The Triple Markup on Wine Is Dying. And Good Riddance.

New Philly restaurants are bucking the wine list trend.

affordable wine

Can we finally say goodbye to the wine triple markup? Illustration by Sally Caulwell/Folio Art

The triple markup on wine is standard at Philly restaurants and bars. Tradition. It makes sense: The PLCB barely gives a wholesale discount, meaning restaurants pay what the consumer pays for a bottle of wine. So you can’t blame beverage mangers for wanting to — no, needing to — squeeze everything they can out of a single pour. But it sucks for us, the guests. And from a hospitality standpoint, you don’t want anything to suck for the guest.

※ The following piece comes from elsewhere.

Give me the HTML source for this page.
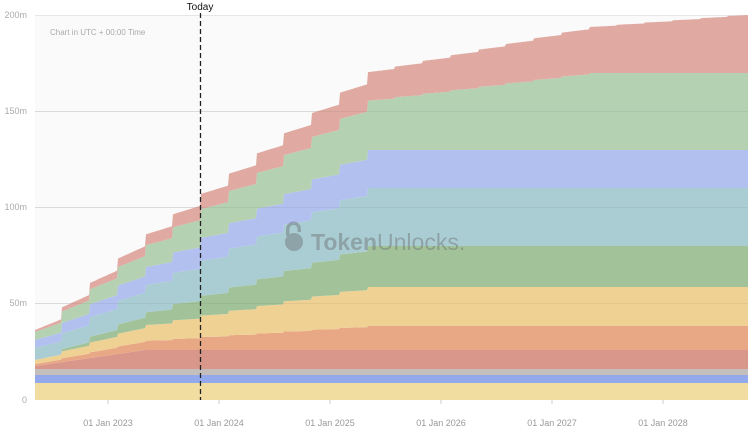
<!DOCTYPE html>
<html><head><meta charset="utf-8"><style>
body{margin:0;background:#fff;width:750px;height:430px;overflow:hidden;font-family:"Liberation Sans",sans-serif}
</style></head><body>
<svg id="s" width="750" height="430" xmlns="http://www.w3.org/2000/svg" font-family="Liberation Sans, sans-serif">
<rect x="35" y="15" width="713" height="385" fill="#fafafa"/>
<g stroke="#e6e6e6" stroke-width="1">
<line x1="35" y1="15.5" x2="748" y2="15.5"/><line x1="35" y1="111.5" x2="748" y2="111.5"/>
<line x1="35" y1="207.5" x2="748" y2="207.5"/><line x1="35" y1="303.5" x2="748" y2="303.5"/>
</g>
<g id="layers"></g>
<g stroke="#000" stroke-opacity="0.05"><line x1="35" y1="111.5" x2="748" y2="111.5"/><line x1="35" y1="207.5" x2="748" y2="207.5"/><line x1="35" y1="303.5" x2="748" y2="303.5"/></g>
<g font-size="9" fill="#aaa" text-anchor="end">
<text x="27" y="18">200m</text><text x="27" y="114">150m</text><text x="27" y="210">100m</text><text x="27" y="306">50m</text><text x="27" y="403">0</text>
</g>
<text x="50" y="35" font-size="8" fill="#aaa">Chart in UTC + 00:00 Time</text>
<g stroke="#ccc"><line x1="108" y1="400" x2="108" y2="404"/><line x1="219" y1="400" x2="219" y2="404"/><line x1="330" y1="400" x2="330" y2="404"/><line x1="441" y1="400" x2="441" y2="404"/><line x1="552" y1="400" x2="552" y2="404"/><line x1="663" y1="400" x2="663" y2="404"/></g>
<g font-size="9" fill="#999" text-anchor="middle">
<text x="108" y="426">01 Jan 2023</text><text x="219" y="426">01 Jan 2024</text><text x="330" y="426">01 Jan 2025</text><text x="441" y="426">01 Jan 2026</text><text x="552" y="426">01 Jan 2027</text><text x="663" y="426">01 Jan 2028</text>
</g>
<g opacity="0.4" fill="#666">
<path d="M286 236 v-7 a7.5 7.5 0 0 1 15 0 v3 h-3.5 v-3 a4 4 0 0 0 -8 0 v7z"/>
<circle cx="294" cy="242" r="9"/>
<text x="311" y="250" font-size="23" font-weight="bold">Token<tspan font-weight="normal">Unlocks.</tspan></text>
</g>
<line x1="200.5" y1="13" x2="200.5" y2="400" stroke="#222" stroke-width="1.3" stroke-dasharray="5,3"/>
<text x="200" y="10" font-size="10" fill="#111" text-anchor="middle">Today</text>
</svg>
<script>
var L=[
["#f2dda0",17,17,35,36,0],
["#94a8ec",8,8,35,36,0],
["#c4bfbd",6,6,35,36,0],
["#d9968a",3,19,35,145,0],
["#e9a885",2,24,35,369,1],
["#efd194",4,39,35,369,1],
["#a2c39a",0,41,62,369,1],
["#a9cdd3",12,58,35,369,1],
["#b1c0ee",8,38,35,369,1],
["#b4d1b2",8,77,35,590,1],
["#e0aaa2",2,58,35,748,1]];
var P=27.75,X0=62;
function th(l,x){var s=l[1],e=l[2],a=l[3],b=l[4];if(x<a)return 0;if(x>=b)return e;
var lin=(x-a)/(b-a);if(!l[5])return s+(e-s)*lin;
var sf=b>400?0.4:0.65;
var q0=Math.ceil((a-X0)/P),q1=Math.floor((b-X0)/P),N=Math.max(1,q1-q0+1);
var k=Math.floor((x-X0)/P)-q0+1;k=Math.max(0,Math.min(N,k));
return s+(e-s)*((1-sf)*lin+sf*k/N);}
var base=[],xs=[];for(var x=35;x<=748;x++){xs.push(x);base.push(400);}
var g=document.getElementById('layers'),out='';
L.forEach(function(l){var top=[];var d='';
for(var i=0;i<xs.length;i++){top.push(base[i]-th(l,xs[i]));}
d='M'+xs[0]+' '+base[0];for(i=0;i<xs.length;i++)d+='L'+xs[i]+' '+top[i].toFixed(1);
for(i=xs.length-1;i>=0;i--)d+='L'+xs[i]+' '+base[i].toFixed(1);
out+='<path d="'+d+'Z" fill="'+l[0]+'"/>';base=top;});
g.innerHTML=out;
</script>
</body></html>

Some new establishments, though, are bucking the trend. At Bloomsday in Society Hill, a bottle of spontaneously fermented Daniel Ramos Kπ is $49. It retails for $21, which means it’s only about a double markup. Martha in Kensington has a bottle of Va La Silk for $65 that retails for $32. And Pizzeria Beddia uses a one-and-a-half markup model almost across the board.

Sure, these places make their money up in other ways (Beddia’s pizza is one of the the most expensive in the city; Bloomsday has $15 chilaquiles), but we’re okay with paying a lot for good food now. Making drinking more accessible makes people do more of it. And when a guest finishes dinner three bottles deep instead of one, a return visit is pretty much guaranteed.

And isn’t that what all restaurants and bars want in the end?

Published as “Wine Down” in the Best New Bars article in the November 2019 issue of Philadelphia magazine.